## Provided material

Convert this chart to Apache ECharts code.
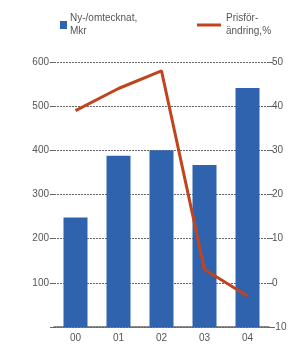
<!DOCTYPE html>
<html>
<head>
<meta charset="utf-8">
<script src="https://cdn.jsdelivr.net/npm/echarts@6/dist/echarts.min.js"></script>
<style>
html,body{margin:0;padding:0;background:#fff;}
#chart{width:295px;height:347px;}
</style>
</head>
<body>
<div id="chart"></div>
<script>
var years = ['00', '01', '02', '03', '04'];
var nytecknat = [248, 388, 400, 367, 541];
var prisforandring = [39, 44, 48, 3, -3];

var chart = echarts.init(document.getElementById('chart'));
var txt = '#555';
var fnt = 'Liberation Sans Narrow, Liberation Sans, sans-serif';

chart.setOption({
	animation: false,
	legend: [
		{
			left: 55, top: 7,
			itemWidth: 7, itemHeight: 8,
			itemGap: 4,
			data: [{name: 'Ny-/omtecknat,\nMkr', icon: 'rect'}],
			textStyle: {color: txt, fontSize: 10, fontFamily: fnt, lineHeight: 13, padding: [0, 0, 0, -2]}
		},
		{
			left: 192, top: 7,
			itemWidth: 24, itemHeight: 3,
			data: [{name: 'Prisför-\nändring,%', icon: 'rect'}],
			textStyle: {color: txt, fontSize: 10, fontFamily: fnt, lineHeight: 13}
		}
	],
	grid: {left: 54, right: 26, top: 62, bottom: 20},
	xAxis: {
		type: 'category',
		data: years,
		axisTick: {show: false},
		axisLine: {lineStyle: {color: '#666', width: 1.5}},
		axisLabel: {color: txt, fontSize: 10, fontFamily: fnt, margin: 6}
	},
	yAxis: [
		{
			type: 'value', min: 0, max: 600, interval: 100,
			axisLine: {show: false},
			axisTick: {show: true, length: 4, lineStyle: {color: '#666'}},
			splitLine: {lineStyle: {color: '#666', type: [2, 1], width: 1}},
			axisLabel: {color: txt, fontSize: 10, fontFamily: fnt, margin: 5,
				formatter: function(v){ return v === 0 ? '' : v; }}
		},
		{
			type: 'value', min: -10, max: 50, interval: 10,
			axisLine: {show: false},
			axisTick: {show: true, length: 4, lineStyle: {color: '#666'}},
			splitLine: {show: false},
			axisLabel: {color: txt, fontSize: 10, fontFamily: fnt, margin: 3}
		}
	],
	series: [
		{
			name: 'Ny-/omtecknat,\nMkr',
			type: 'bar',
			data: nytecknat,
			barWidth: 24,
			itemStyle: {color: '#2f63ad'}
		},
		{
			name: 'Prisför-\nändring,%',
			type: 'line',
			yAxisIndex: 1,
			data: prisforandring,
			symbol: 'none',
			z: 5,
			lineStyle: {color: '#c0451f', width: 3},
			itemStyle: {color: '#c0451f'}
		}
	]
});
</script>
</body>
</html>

## Written request
Exactly restate the lines from the beginning of the data through the line with "var fnt = 'Liberation", and no others, keeping pictures out.

## Reply
Convert this chart to Apache ECharts code.
<!DOCTYPE html>
<html>
<head>
<meta charset="utf-8">
<script src="https://cdn.jsdelivr.net/npm/echarts@6/dist/echarts.min.js"></script>
<style>
html,body{margin:0;padding:0;background:#fff;}
#chart{width:295px;height:347px;}
</style>
</head>
<body>
<div id="chart"></div>
<script>
var years = ['00', '01', '02', '03', '04'];
var nytecknat = [248, 388, 400, 367, 541];
var prisforandring = [39, 44, 48, 3, -3];

var chart = echarts.init(document.getElementById('chart'));
var txt = '#555';
var fnt = 'Liberation Sans Narrow, Liberation Sans, sans-serif';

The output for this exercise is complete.